On Friday at 9:09 p.m., a crowd of roughly 140 people gathered inside the old, rickety Church on York in Highland Park while a 5.1 magnitude earthquake reverberated across L.A. By all appearances, most didn't feel a thing – they were too busy waiting for the Invocation to begin.
The one-night-only public event uncovered the rituals of a secret group dedicated to an enigmatic mythological figure, Trickster Coyote. It was co-hosted by Los Angeles Obscura Society, which is devoted to unearthing the lesser-known gems buried in the City of Angels. The rare occasion introduced ordinary citizens to an anonymous collective that's had several names over the years, but for the purposes of Friday's one-off happening, it was called simply the Invocation. (The Invocation is both the name of the event and the ad-hoc name of the secret society that otherwise has no name.)
The evening included a discussion about trickster folklore and a guest lecture from the reputed White Witch of Los Angeles, Maja D'Aoust. Attendees imbibed a spicy mezcal Aztec-inspired cocktail before witnessing a ceremonial tribute to Trickster Coyote in the form of a primal dance.
Today, the word “trickster” defines a person who cheats or deceives others. But long before the word became a synonym for swindler, con artist, grifter and fraud, it described an intriguing archetype who is an agent of change. Writer, scholar and cultural critic Lewis Hyde's 1998 book Trickster Makes This World paints a portrait of the trickster as a figure who not only alters culture, but also creates it through a sophisticated form of disruption. To anyone who subscribes to normative codes of behavior, this disruption is mostly negative, but for those who yearn to transcend the status quo, the trickster is a god.
Trickster folklore exists in just about every culture on earth, with the central figure taking many forms, though he's almost always male. Sometimes he's a fox, occasionally he's a fool, and he often takes no form at all. In fact, the trickster is essentially characterized by his mutability, which ultimately allows him to occupy liminal spaces where transformation occurs.
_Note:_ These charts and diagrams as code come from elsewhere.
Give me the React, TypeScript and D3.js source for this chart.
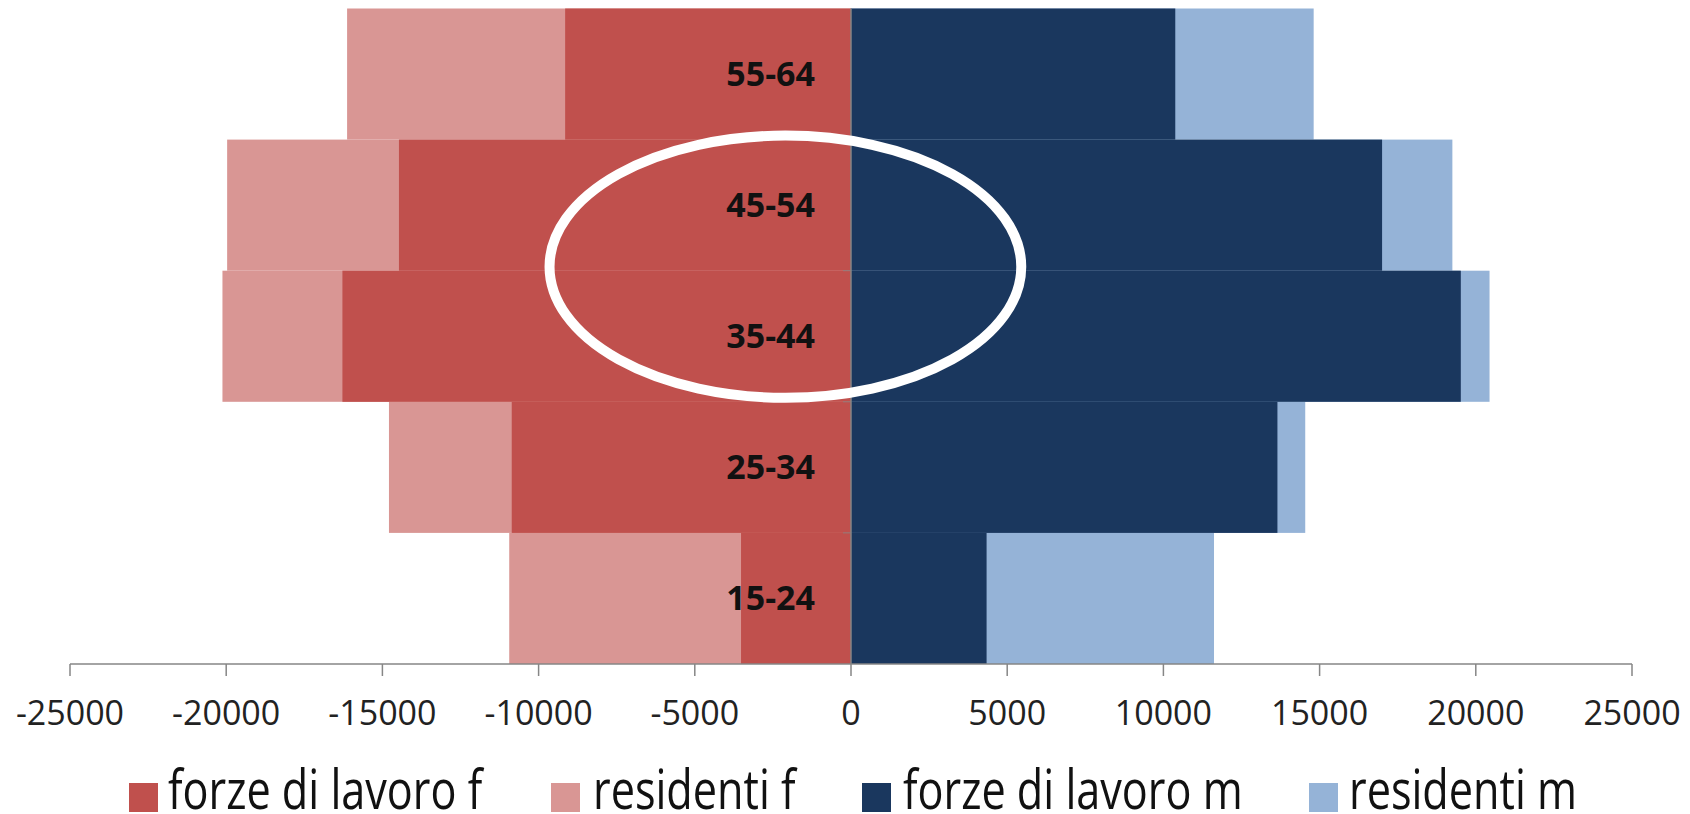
import React from 'react';
import * as d3 from 'd3';

// fasce d'eta, dall'alto in basso
const ageGroups = ['55-64', '45-54', '35-44', '25-34', '15-24'];

// valori (femmine a sinistra, maschi a destra)
const laborF = [9150, 14470, 16280, 10860, 3520];
const residentsF = [16130, 19970, 20120, 14790, 10940];
const laborM = [10380, 17000, 19520, 13650, 4340];
const residentsM = [14810, 19250, 20440, 14540, 11620];

const xTicks = [-25000, -20000, -15000, -10000, -5000, 0, 5000, 10000, 15000, 20000, 25000];

const legendItems = [
  { label: 'forze di lavoro f', color: '#C0504D' },
  { label: 'residenti f', color: '#D99694' },
  { label: 'forze di lavoro m', color: '#1A375E' },
  { label: 'residenti m', color: '#95B3D7' },
];

const W = 1690;
const H = 814;

const App: React.FC = () => {
  const x = d3.scaleLinear().domain([-25000, 25000]).range([70, 1632]);
  const y = d3.scaleBand<string>().domain(ageGroups).range([8.5, 664]).padding(0);
  const bw = y.bandwidth();
  const axisY = 664;
  const axisColor = '#868686';

  const series = [
    { values: residentsF, color: legendItems[1].color, sign: -1 },
    { values: residentsM, color: legendItems[3].color, sign: 1 },
    { values: laborF, color: legendItems[0].color, sign: -1 },
    { values: laborM, color: legendItems[2].color, sign: 1 },
  ];

  // posizioni legenda
  const legendSq = [129, 551, 862, 1309];
  const legendText = [168, 593, 903, 1349];

  // ellisse di evidenziazione (35-54)
  const ellCx = x(-2100);
  const ellCy = (y('35-44') as number) - 4;
  const ellRx = x(7550) - x(0);
  const ellRy = bw;

  return (
    <svg
      width={W}
      height={H}
      style={{ position: 'absolute', left: 0, top: 0, background: '#fff' }}
    >
      <rect width={W} height={H} fill="#fff" />
      {series.map((s, si) => (
        <g key={si}>
          {s.values.map((v, i) => {
            const x0 = x(0);
            const x1 = x(s.sign * v);
            return (
              <rect
                key={i}
                x={Math.min(x0, x1)}
                y={y(ageGroups[i])}
                width={Math.abs(x1 - x0)}
                height={bw}
                fill={s.color}
              />
            );
          })}
        </g>
      ))}

      {/* asse verticale */}
      <line x1={x(0)} x2={x(0)} y1={8.5} y2={axisY} stroke={axisColor} strokeWidth={1.5} />
      {ageGroups.slice(1).map((g) => (
        <line
          key={g}
          x1={x(0) - 8}
          x2={x(0)}
          y1={y(g)}
          y2={y(g)}
          stroke={axisColor}
          strokeWidth={1}
          opacity={0.8}
        />
      ))}

      {/* etichette fasce */}
      {ageGroups.map((g) => (
        <text
          key={g}
          x={x(0) - 36}
          y={(y(g) as number) + bw / 2 + 12}
          textAnchor="end"
          fontFamily="'Open Sans', sans-serif"
          fontWeight={700}
          fontSize={34}
          fill="#111"
        >
          {g}
        </text>
      ))}

      {/* asse orizzontale */}
      <line x1={x(-25000)} x2={x(25000)} y1={axisY} y2={axisY} stroke={axisColor} strokeWidth={1.5} />
      {xTicks.map((t) => (
        <g key={t}>
          <line x1={x(t)} x2={x(t)} y1={axisY} y2={axisY + 12} stroke={axisColor} strokeWidth={1.5} />
          <text
            x={x(t)}
            y={725}
            textAnchor="middle"
            fontFamily="'Open Sans', sans-serif"
            fontSize={34}
            fill="#222"
          >
            {t}
          </text>
        </g>
      ))}

      {/* ellisse */}
      <ellipse
        cx={ellCx}
        cy={ellCy}
        rx={ellRx}
        ry={ellRy}
        fill="none"
        stroke="#fff"
        strokeWidth={10}
      />

      {/* legenda */}
      {legendItems.map((it, i) => (
        <g key={it.label}>
          <rect x={legendSq[i]} y={783} width={29} height={29} fill={it.color} />
          <text
            transform={`translate(${legendText[i]},809) scale(0.8,1)`}
            fontFamily="'Open Sans', sans-serif"
            fontSize={54}
            fill="#111"
          >
            {it.label}
          </text>
        </g>
      ))}
    </svg>
  );
};

export default App;
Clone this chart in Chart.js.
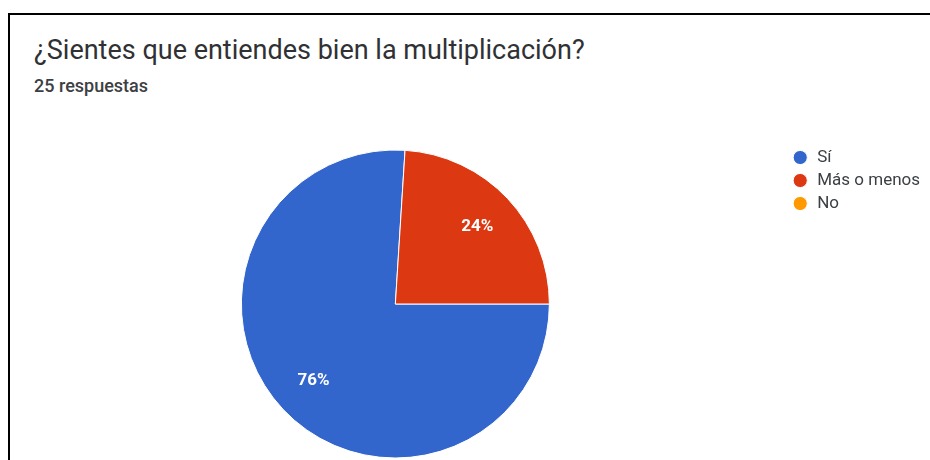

In Southern California, the Trickster tends to manifest as a coyote. Trickster Coyote mythology comes from Native American cultures located in the the Midwest and Western U.S., and the myth is prevalent in the stories of Native American Tongva people, who have lived in the L.A. Basin and its surroundings for 8000 years.
Trickster Coyote's characteristic traits are the focus of L.A.'s unnamed covert society. According to the group's leader, who prefers to remain anonymous and was reached via email through Matt Blitz at the L.A. Obscura Society, the organization has been around for an unknown number of years, with the current league's longest active member having joined around ten years ago. The leader wouldn't say how many people are in the group, or how often it meets.
“Our work is rooted in open collaboration between our members and it's not very interesting to us to try define 'it' or say how long 'it' has existed,” the leader says. “There are many aspects of Trickster worth talking about and exploring. For this piece, we were interested specifically in trance, transcendence and the spaces between worlds.”
The Invocation included 90 minutes of lectures and discussions on the Trickster Coyote, followed by a dance intended to “invoke” its spirit. As the leader describes, “The dance itself was a literal invocation in three parts: the summoning, the ritual work and finally, the ecstasy.”
While the Trickster Coyote is a Native American figure, the dance also referenced the fringe religion of Brazilian Candomblé, and the initial song was sung in Portuguese. The stage was a circular symbol on the ground.
“This piece was about putting circles within circles,” the leader explains. “Each, an expanding ring, one inside the other, all conceived and built with an identical three-part structure where each ring literally fed off the energies of the other with the dance at the center of it.”
The leader also says the dancers themselves were not performing for the audience, but were instead trying to occupy the ethereal space favored by the evening's distinguished guest, Trickster Coyote. In fact, maybe the earthquake was just him making his entrance.
But why did initiates open their otherwise closed society to outsiders?
The anonymous leader admits, “Some of our members were less pleased that this event was made public.”